▶ TASK INSTRUCTIONS
Retype the whole listing, please, keeping every line exact and dropping the pictures.
+-------+
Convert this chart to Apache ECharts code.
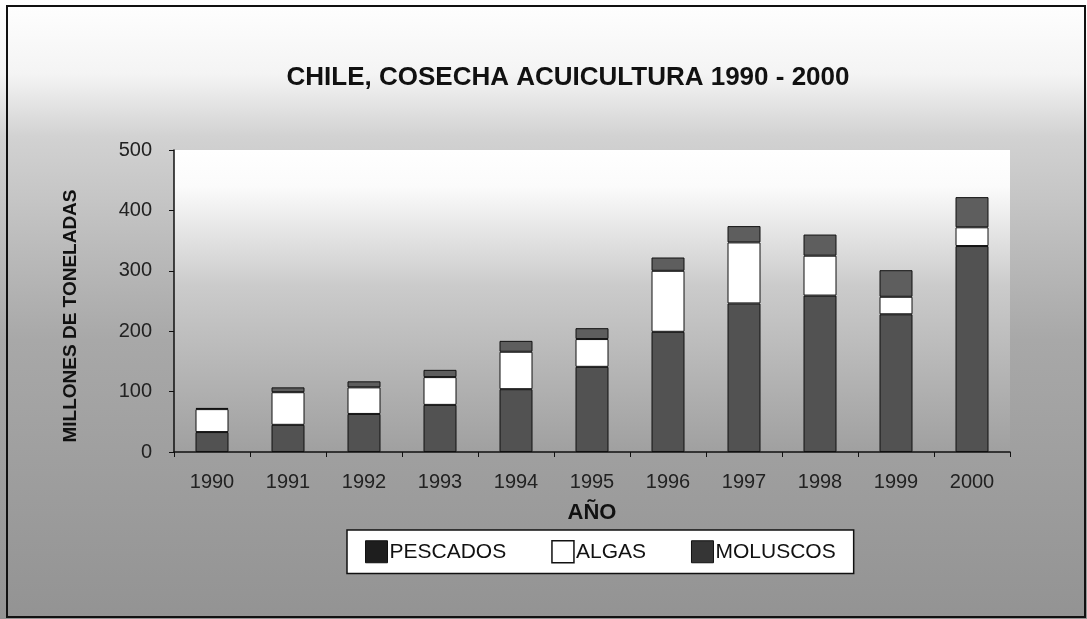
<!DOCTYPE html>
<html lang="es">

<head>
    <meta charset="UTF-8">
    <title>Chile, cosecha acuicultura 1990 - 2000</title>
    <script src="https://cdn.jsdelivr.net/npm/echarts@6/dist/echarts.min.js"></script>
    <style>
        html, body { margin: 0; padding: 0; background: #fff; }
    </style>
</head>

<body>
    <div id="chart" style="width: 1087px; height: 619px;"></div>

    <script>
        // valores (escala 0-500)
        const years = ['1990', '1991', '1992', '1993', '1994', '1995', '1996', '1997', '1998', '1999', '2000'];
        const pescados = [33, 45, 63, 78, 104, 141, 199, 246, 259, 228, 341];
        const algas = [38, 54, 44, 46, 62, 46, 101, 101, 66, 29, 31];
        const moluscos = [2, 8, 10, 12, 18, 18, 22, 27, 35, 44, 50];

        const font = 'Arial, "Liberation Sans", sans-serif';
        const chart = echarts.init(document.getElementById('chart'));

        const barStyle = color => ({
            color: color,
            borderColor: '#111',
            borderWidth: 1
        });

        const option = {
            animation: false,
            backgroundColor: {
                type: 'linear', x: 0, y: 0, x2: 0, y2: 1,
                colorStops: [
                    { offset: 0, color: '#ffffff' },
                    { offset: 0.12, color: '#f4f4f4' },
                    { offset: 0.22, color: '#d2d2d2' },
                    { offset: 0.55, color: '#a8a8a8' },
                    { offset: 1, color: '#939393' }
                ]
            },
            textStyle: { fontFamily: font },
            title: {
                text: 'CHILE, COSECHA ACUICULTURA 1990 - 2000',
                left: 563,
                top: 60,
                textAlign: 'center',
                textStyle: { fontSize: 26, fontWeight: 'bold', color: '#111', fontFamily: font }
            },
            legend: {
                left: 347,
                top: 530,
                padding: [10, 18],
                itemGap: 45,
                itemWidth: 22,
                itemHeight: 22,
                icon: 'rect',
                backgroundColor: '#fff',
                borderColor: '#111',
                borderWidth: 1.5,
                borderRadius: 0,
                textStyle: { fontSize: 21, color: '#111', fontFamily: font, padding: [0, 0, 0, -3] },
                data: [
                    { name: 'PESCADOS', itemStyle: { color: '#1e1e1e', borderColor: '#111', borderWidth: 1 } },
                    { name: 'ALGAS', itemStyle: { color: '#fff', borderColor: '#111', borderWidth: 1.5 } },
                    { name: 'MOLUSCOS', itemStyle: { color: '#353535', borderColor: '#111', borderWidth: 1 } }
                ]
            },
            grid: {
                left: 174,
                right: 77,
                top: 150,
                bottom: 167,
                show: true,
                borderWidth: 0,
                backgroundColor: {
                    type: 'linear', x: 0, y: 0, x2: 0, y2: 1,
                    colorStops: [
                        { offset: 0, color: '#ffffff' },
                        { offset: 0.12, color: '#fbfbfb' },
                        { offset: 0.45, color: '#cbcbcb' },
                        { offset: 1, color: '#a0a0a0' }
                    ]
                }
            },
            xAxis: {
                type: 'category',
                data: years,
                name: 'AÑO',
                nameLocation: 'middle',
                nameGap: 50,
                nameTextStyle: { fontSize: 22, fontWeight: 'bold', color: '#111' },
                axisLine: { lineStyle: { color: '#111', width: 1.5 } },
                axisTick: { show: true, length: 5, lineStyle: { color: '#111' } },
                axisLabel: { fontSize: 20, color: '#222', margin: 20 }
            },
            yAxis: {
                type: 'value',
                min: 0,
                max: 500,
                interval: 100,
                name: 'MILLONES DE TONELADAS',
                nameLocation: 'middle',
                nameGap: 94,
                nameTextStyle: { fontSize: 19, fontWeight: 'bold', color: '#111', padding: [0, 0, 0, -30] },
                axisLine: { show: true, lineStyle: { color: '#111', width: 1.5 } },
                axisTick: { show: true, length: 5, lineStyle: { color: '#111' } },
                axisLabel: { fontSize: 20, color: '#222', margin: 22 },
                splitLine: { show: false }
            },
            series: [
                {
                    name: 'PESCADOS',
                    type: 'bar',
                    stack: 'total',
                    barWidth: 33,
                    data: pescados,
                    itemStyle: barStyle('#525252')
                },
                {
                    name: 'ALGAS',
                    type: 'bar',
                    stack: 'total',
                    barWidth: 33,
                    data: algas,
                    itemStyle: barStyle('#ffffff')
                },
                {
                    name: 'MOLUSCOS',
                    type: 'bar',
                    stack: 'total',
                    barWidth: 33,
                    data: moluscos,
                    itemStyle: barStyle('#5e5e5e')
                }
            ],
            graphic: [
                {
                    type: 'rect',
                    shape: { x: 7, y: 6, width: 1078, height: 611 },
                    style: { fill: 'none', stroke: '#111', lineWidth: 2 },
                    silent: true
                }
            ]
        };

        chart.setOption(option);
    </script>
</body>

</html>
+-------+
▶ SOLUTION
Convert this chart to Apache ECharts code.
<!DOCTYPE html>
<html lang="es">

<head>
    <meta charset="UTF-8">
    <title>Chile, cosecha acuicultura 1990 - 2000</title>
    <script src="https://cdn.jsdelivr.net/npm/echarts@6/dist/echarts.min.js"></script>
    <style>
        html, body { margin: 0; padding: 0; background: #fff; }
    </style>
</head>

<body>
    <div id="chart" style="width: 1087px; height: 619px;"></div>

    <script>
        // valores (escala 0-500)
        const years = ['1990', '1991', '1992', '1993', '1994', '1995', '1996', '1997', '1998', '1999', '2000'];
        const pescados = [33, 45, 63, 78, 104, 141, 199, 246, 259, 228, 341];
        const algas = [38, 54, 44, 46, 62, 46, 101, 101, 66, 29, 31];
        const moluscos = [2, 8, 10, 12, 18, 18, 22, 27, 35, 44, 50];

        const font = 'Arial, "Liberation Sans", sans-serif';
        const chart = echarts.init(document.getElementById('chart'));

        const barStyle = color => ({
            color: color,
            borderColor: '#111',
            borderWidth: 1
        });

        const option = {
            animation: false,
            backgroundColor: {
                type: 'linear', x: 0, y: 0, x2: 0, y2: 1,
                colorStops: [
                    { offset: 0, color: '#ffffff' },
                    { offset: 0.12, color: '#f4f4f4' },
                    { offset: 0.22, color: '#d2d2d2' },
                    { offset: 0.55, color: '#a8a8a8' },
                    { offset: 1, color: '#939393' }
                ]
            },
            textStyle: { fontFamily: font },
            title: {
                text: 'CHILE, COSECHA ACUICULTURA 1990 - 2000',
                left: 563,
                top: 60,
                textAlign: 'center',
                textStyle: { fontSize: 26, fontWeight: 'bold', color: '#111', fontFamily: font }
            },
            legend: {
                left: 347,
                top: 530,
                padding: [10, 18],
                itemGap: 45,
                itemWidth: 22,
                itemHeight: 22,
                icon: 'rect',
                backgroundColor: '#fff',
                borderColor: '#111',
                borderWidth: 1.5,
                borderRadius: 0,
                textStyle: { fontSize: 21, color: '#111', fontFamily: font, padding: [0, 0, 0, -3] },
                data: [
                    { name: 'PESCADOS', itemStyle: { color: '#1e1e1e', borderColor: '#111', borderWidth: 1 } },
                    { name: 'ALGAS', itemStyle: { color: '#fff', borderColor: '#111', borderWidth: 1.5 } },
                    { name: 'MOLUSCOS', itemStyle: { color: '#353535', borderColor: '#111', borderWidth: 1 } }
                ]
            },
            grid: {
                left: 174,
                right: 77,
                top: 150,
                bottom: 167,
                show: true,
                borderWidth: 0,
                backgroundColor: {
                    type: 'linear', x: 0, y: 0, x2: 0, y2: 1,
                    colorStops: [
                        { offset: 0, color: '#ffffff' },
                        { offset: 0.12, color: '#fbfbfb' },
                        { offset: 0.45, color: '#cbcbcb' },
                        { offset: 1, color: '#a0a0a0' }
                    ]
                }
            },
            xAxis: {
                type: 'category',
                data: years,
                name: 'AÑO',
                nameLocation: 'middle',
                nameGap: 50,
                nameTextStyle: { fontSize: 22, fontWeight: 'bold', color: '#111' },
                axisLine: { lineStyle: { color: '#111', width: 1.5 } },
                axisTick: { show: true, length: 5, lineStyle: { color: '#111' } },
                axisLabel: { fontSize: 20, color: '#222', margin: 20 }
            },
            yAxis: {
                type: 'value',
                min: 0,
                max: 500,
                interval: 100,
                name: 'MILLONES DE TONELADAS',
                nameLocation: 'middle',
                nameGap: 94,
                nameTextStyle: { fontSize: 19, fontWeight: 'bold', color: '#111', padding: [0, 0, 0, -30] },
                axisLine: { show: true, lineStyle: { color: '#111', width: 1.5 } },
                axisTick: { show: true, length: 5, lineStyle: { color: '#111' } },
                axisLabel: { fontSize: 20, color: '#222', margin: 22 },
                splitLine: { show: false }
            },
            series: [
                {
                    name: 'PESCADOS',
                    type: 'bar',
                    stack: 'total',
                    barWidth: 33,
                    data: pescados,
                    itemStyle: barStyle('#525252')
                },
                {
                    name: 'ALGAS',
                    type: 'bar',
                    stack: 'total',
                    barWidth: 33,
                    data: algas,
                    itemStyle: barStyle('#ffffff')
                },
                {
                    name: 'MOLUSCOS',
                    type: 'bar',
                    stack: 'total',
                    barWidth: 33,
                    data: moluscos,
                    itemStyle: barStyle('#5e5e5e')
                }
            ],
            graphic: [
                {
                    type: 'rect',
                    shape: { x: 7, y: 6, width: 1078, height: 611 },
                    style: { fill: 'none', stroke: '#111', lineWidth: 2 },
                    silent: true
                }
            ]
        };

        chart.setOption(option);
    </script>
</body>

</html>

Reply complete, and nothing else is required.